The European Bank for Reconstruction and Development (EBRD) has announced the launch of a pilot project in Ukraine to provide assistance in creation of online courts to consider small claims (EUR 5,000-10,000), which is then planned to be extended to other countries.
"The project starts in Ukraine, where 49% of companies surveyed in Kyiv said that the courts are the main or very serious obstacle to their activities," the bank said in a press release on Thursday.
As explained by the EBRD, online courts involve a remote dispute resolution procedure, ranging from filing a claim and ending with a decision.
"These courts are available directly to litigants and their representatives, and are complemented by services and tools to facilitate access to justice and participation in the trial," the release said.
As a first step, the EBRD is launching a comprehensive assessment of court performance and performance standards based on the best international, European and national commercial court practices. These standards will set performance targets for the concept and development plan for online courts, which will be developed in the second phase, highlighting the necessary legal, technical and budgetary prerequisites for their creation. The concept and roadmap developed at the second stage for Ukraine can be replicated in other economies where the EBRD invests, the report explains.
For the pilot project, the category of low-cost cases was chosen, since in this case the cost of court costs and delays in proceedings are disproportionate and are unfair obstacles to justice. At the same time, these barriers can be removed through online courts, which will improve access to justice for small and medium-sized businesses.

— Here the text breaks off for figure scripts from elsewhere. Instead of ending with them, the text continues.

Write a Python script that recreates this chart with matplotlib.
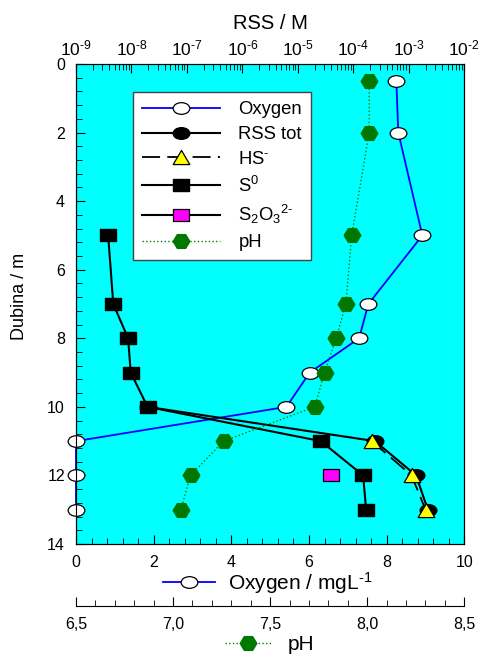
import numpy as np
import matplotlib
matplotlib.use("Agg")
from matplotlib import pyplot as plt
from matplotlib.markers import MarkerStyle
from matplotlib.lines import Line2D
from matplotlib.ticker import MultipleLocator, LogLocator, FuncFormatter, NullFormatter

plt.rcParams['font.family'] = ['Liberation Sans', 'DejaVu Sans']
plt.rcParams['mathtext.fontset'] = 'custom'
plt.rcParams['mathtext.rm'] = 'Liberation Sans'
plt.rcParams['mathtext.it'] = 'Liberation Sans:italic'
plt.rcParams['mathtext.default'] = 'regular'

# data
depth_ox = [0.5, 2, 5, 7, 8, 9, 10, 11, 12, 13]
oxygen = [8.25, 8.3, 8.92, 7.53, 7.29, 6.02, 5.42, 0, 0, 0]
ph = [8.01, 8.01, 7.92, 7.89, 7.84, 7.78, 7.73, 7.26, 7.09, 7.04]

depth_s0 = [5, 7, 8, 9, 10, 11, 12, 13]
s0 = [3.8e-9, 4.7e-9, 8.7e-9, 9.7e-9, 1.95e-8, 2.6e-5, 1.5e-4, 1.7e-4]

depth_rss = [10, 11, 12, 13]
rss_tot = [1.95e-8, 2.45e-4, 1.35e-3, 2.2e-3]

depth_hs = [11, 12, 13]
hs = [2.15e-4, 1.12e-3, 2.0e-3]

depth_s2o3 = [12]
s2o3 = [4.0e-5]

depth_ticks = [0, 2, 4, 6, 8, 10, 12, 14]
ph_ticks = [6.5, 7.0, 7.5, 8.0, 8.5]


def squashed(name, sy):
    # markers in the original look a bit wider than tall
    m = MarkerStyle(name)
    p = m.get_path().transformed(m.get_transform())
    return p.transformed(matplotlib.transforms.Affine2D().scale(1, sy))


ell = squashed('o', 0.70)
sq = squashed('s', 0.85)
tri = squashed('^', 0.85)
hexa = squashed('H', 0.95)

fig = plt.figure(figsize=(4.82, 6.55), dpi=100)
ax = fig.add_axes([76 / 482, 1 - 544 / 655, 388.3 / 482, 480 / 655])
ax.set_facecolor('#00FFFF')

# oxygen on the main bottom axis
l_ox, = ax.plot(oxygen, depth_ox, color='#0000FF', lw=1.3, marker=ell, ms=12,
                mfc='white', mec='black', mew=0.9, clip_on=False, zorder=3)
ax.set_xlim(0, 10)
ax.set_ylim(14, 0)
ax.set_yticks(depth_ticks)
ax.yaxis.set_minor_locator(MultipleLocator(0.4))
ax.xaxis.set_major_locator(MultipleLocator(2))
ax.xaxis.set_minor_locator(MultipleLocator(0.4))
ax.tick_params(which='both', direction='in', top=False, right=False, labelsize=11.5)
ax.tick_params(which='major', length=6.5, pad=8)
ax.tick_params(which='minor', length=4)
ax.set_ylabel('Dubina / m', fontsize=13)
ax.yaxis.set_label_coords(-0.124, 0.515)

# RSS on a log axis on top
ax_r = ax.twiny()
ax_r.set_xscale('log')
ax_r.set_xlim(1e-9, 1e-2)
ax_r.xaxis.set_major_locator(LogLocator(base=10, numticks=20))
ax_r.xaxis.set_minor_locator(LogLocator(base=10, subs=np.arange(2, 10), numticks=20))
ax_r.xaxis.set_major_formatter(FuncFormatter(
    lambda v, p: '$10^{\\text{-}%d}$' % round(-np.log10(v))))
ax_r.xaxis.set_minor_formatter(NullFormatter())
ax_r.tick_params(which='both', direction='in', labelsize=12.5, pad=4)
ax_r.tick_params(which='major', length=6.5)
ax_r.tick_params(which='minor', length=4)
ax_r.set_xlabel('RSS / M', fontsize=14.5, labelpad=7)

l_s0, = ax_r.plot(s0, depth_s0, color='black', lw=1.5, marker=sq, ms=11,
                  mfc='black', mec='black', zorder=3)
l_rss, = ax_r.plot(rss_tot, depth_rss, color='black', lw=1.5, marker=ell, ms=12,
                   mfc='black', mec='black', zorder=3)
l_hs, = ax_r.plot(hs, depth_hs, color='black', lw=1.3, ls=(0, (10, 4)), marker=tri,
                  ms=12, mfc='#FFFF00', mec='black', mew=0.9, zorder=4)
l_s2, = ax_r.plot(s2o3, depth_s2o3, color='black', lw=1.5, marker=sq, ms=11,
                  mfc='#FF00FF', mec='black', mew=0.9, zorder=4)

# pH on a second bottom axis further down
ax_p = ax.twiny()
ax_p.set_xlim(6.5, 8.5)
ax_p.xaxis.set_ticks_position('bottom')
ax_p.xaxis.set_label_position('bottom')
ax_p.spines['bottom'].set_position(('outward', 44.6))
for s in ['top', 'left', 'right']:
    ax_p.spines[s].set_visible(False)
ax_p.set_xticks(ph_ticks)
ax_p.xaxis.set_minor_locator(MultipleLocator(0.1))
ax_p.xaxis.set_major_formatter(FuncFormatter(lambda v, p: f'{v:.1f}'.replace('.', ',')))
ax_p.tick_params(which='both', direction='in', labelsize=11.5, pad=8)
ax_p.tick_params(which='major', length=6.5)
ax_p.tick_params(which='minor', length=4)

l_ph, = ax_p.plot(ph, depth_ox, color='#008000', lw=1, ls=':', marker=hexa, ms=12,
                  mfc='#007800', mec='#007800', zorder=3)

leg = ax_p.legend([l_ox, l_rss, l_hs, l_s0, l_s2, l_ph],
                  ['Oxygen', 'RSS tot', 'HS$^{\\text{-}}$', 'S$^{0}$',
                   'S$_2$O$_3$$^{2\\text{-}}$', 'pH'],
                  loc='upper left', bbox_to_anchor=(0.147, 0.9417), borderaxespad=0,
                  fontsize=13.3, handlelength=4.2, handletextpad=1.0, labelspacing=0.42,
                  borderpad=0.5, numpoints=1, fancybox=False, framealpha=1,
                  edgecolor='#444444')
leg.get_frame().set_linewidth(1)
leg.set_zorder(10)

# axis labels with a sample of the series, like the original
h_ox = Line2D([], [], color='#0000FF', lw=1.3, marker=ell, ms=12, mfc='white', mec='black', mew=0.9)
fig.legend([h_ox], ['Oxygen / mgL$^{\\text{-}1}$'], loc='center left',
           bbox_to_anchor=(163 / 482, 1 - 583 / 655), frameon=False, fontsize=15,
           handlelength=2.5, handletextpad=0.6, borderpad=0, borderaxespad=0)
h_ph = Line2D([], [], color='#008000', lw=1, ls=':', marker=hexa, ms=12, mfc='#007800', mec='#007800')
fig.legend([h_ph], ['pH'], loc='center left', bbox_to_anchor=(225 / 482, 1 - 645 / 655),
           frameon=False, fontsize=15, handlelength=2.2, handletextpad=0.8, borderpad=0,
           borderaxespad=0)

fig.savefig('out.png', dpi=100)
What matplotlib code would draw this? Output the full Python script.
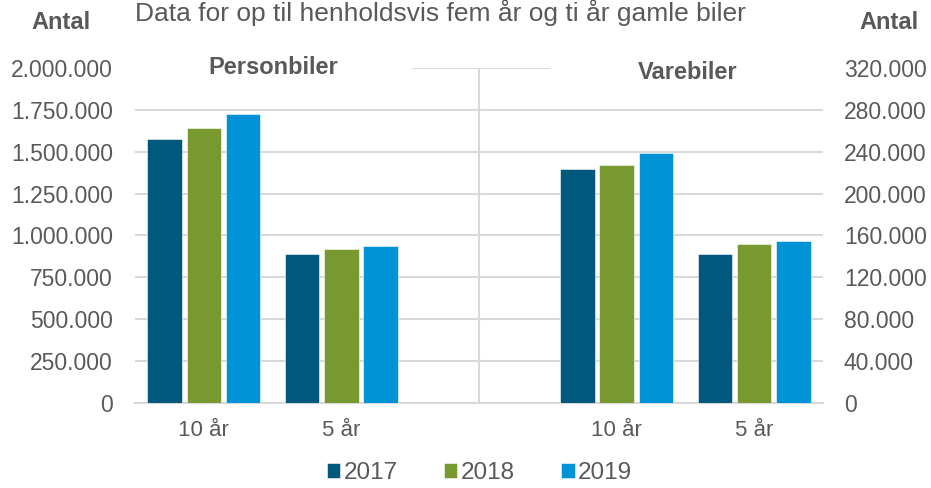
import matplotlib.pyplot as plt
import numpy as np

plt.rcParams['font.family'] = ['Liberation Sans', 'DejaVu Sans']

years = ['2017', '2018', '2019']
categories = ['10 år', '5 år', '10 år', '5 år']

# Personbiler (left axis): 10 år, 5 år
person_2017 = [1575000, 890000]
person_2018 = [1641000, 922000]
person_2019 = [1725000, 938000]

# Varebiler (right axis): 10 år, 5 år
vare_2017 = [223400, 142400]
vare_2018 = [227000, 151400]
vare_2019 = [239000, 154600]

left_ticks = np.arange(0, 2000001, 250000)
right_ticks = np.arange(0, 320001, 40000)

colors = ['#00587C', '#77992F', '#0092D6']
grid_color = '#D9D9D9'
text_color = '#595959'


def fmt(v):
    return f'{int(v):,}'.replace(',', '.')


fig = plt.figure(figsize=(9.31, 4.88), dpi=100)
ax = fig.add_axes([0.145, 0.174, 0.739, 0.687])
ax2 = ax.twinx()

width = 0.25
offset = 0.285
x_person = np.array([0, 1])
x_vare = np.array([3, 4])

for i, vals in enumerate([person_2017, person_2018, person_2019]):
    ax.bar(x_person + (i - 1) * offset, vals, width, color=colors[i],
           edgecolor='white', linewidth=0.4, label=years[i], zorder=3)
for i, vals in enumerate([vare_2017, vare_2018, vare_2019]):
    ax2.bar(x_vare + (i - 1) * offset, vals, width, color=colors[i],
            edgecolor='white', linewidth=0.4, zorder=3)

ax.set_xlim(-0.5, 4.5)
ax2.set_xlim(-0.5, 4.5)
ax.set_ylim(0, 2000000)
ax2.set_ylim(0, 320000)

ax.set_yticks(left_ticks)
ax.set_yticklabels([fmt(v) for v in left_ticks])
ax2.set_yticks(right_ticks)
ax2.set_yticklabels([fmt(v) for v in right_ticks])
ax.set_xticks([0, 1, 3, 4])
ax.set_xticklabels(categories)

ax.set_axisbelow(True)
ax.grid(axis='y', color=grid_color, linewidth=1.5)
ax.get_ygridlines()[-1].set_visible(False)
ax.axhline(2000000, xmin=0.404, xmax=0.602, color=grid_color, linewidth=1.5, zorder=1)
ax.axvline(2, color=grid_color, linewidth=1.5, zorder=1)

for a in (ax, ax2):
    for s in a.spines.values():
        s.set_visible(False)
    a.tick_params(length=0, labelsize=16.5, colors=text_color)
ax.spines['bottom'].set_visible(True)
ax.spines['bottom'].set_color(grid_color)
ax.spines['bottom'].set_linewidth(1.5)
ax.tick_params(axis='y', pad=16)
ax2.tick_params(axis='y', pad=15)
ax.tick_params(axis='x', pad=12, labelsize=16)

ax.text(0.503, 2000000, 'Personbiler', ha='center', va='center', fontsize=17,
        fontweight='bold', color=text_color)
ax.text(3.52, 1975000, 'Varebiler', ha='center', va='center', fontsize=17,
        fontweight='bold', color=text_color)

fig.text(0.065, 0.953, 'Antal', ha='center', va='center', fontsize=17,
         fontweight='bold', color=text_color)
fig.text(0.955, 0.953, 'Antal', ha='center', va='center', fontsize=17,
         fontweight='bold', color=text_color)
fig.text(0.473, 0.956, 'Data for op til henholdsvis fem år og ti år gamle biler',
         ha='center', va='baseline', fontsize=19, color=text_color)

fig.legend(loc='center', bbox_to_anchor=(0.515, 0.03), ncol=3, frameon=False,
           fontsize=17.5, handlelength=0.55, handleheight=0.55, handletextpad=0.15,
           columnspacing=1.9, labelcolor=text_color)

fig.savefig('out.png', dpi=100)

"According to the World Bank, the cost of resolving a commercial dispute through a local court of first instance in Serbia is on average 39.6% of the cost of a claim, while in Ukraine this figure reaches 46.3%, and in the Kyrgyz Republic - 47%," EBRD reports in the message.
As the bank says, the pandemic has increased the relevance of the issue of accessibility of courts in the countries where the EBRD operates. This is explained by the overload of the judicial system with cases, as well as the cost and duration of the process, and the high level of its complexity.
At the same time, in such developed economies as Canada, the United Kingdom or the United States, online courts have shown impressive results, the EBRD notes. "The EBRD pilot project aims to develop a system based on the experience of these countries and make it available to the countries of the Western Balkans, Eastern Europe, the Caucasus and Central Asia," the bank said in a release.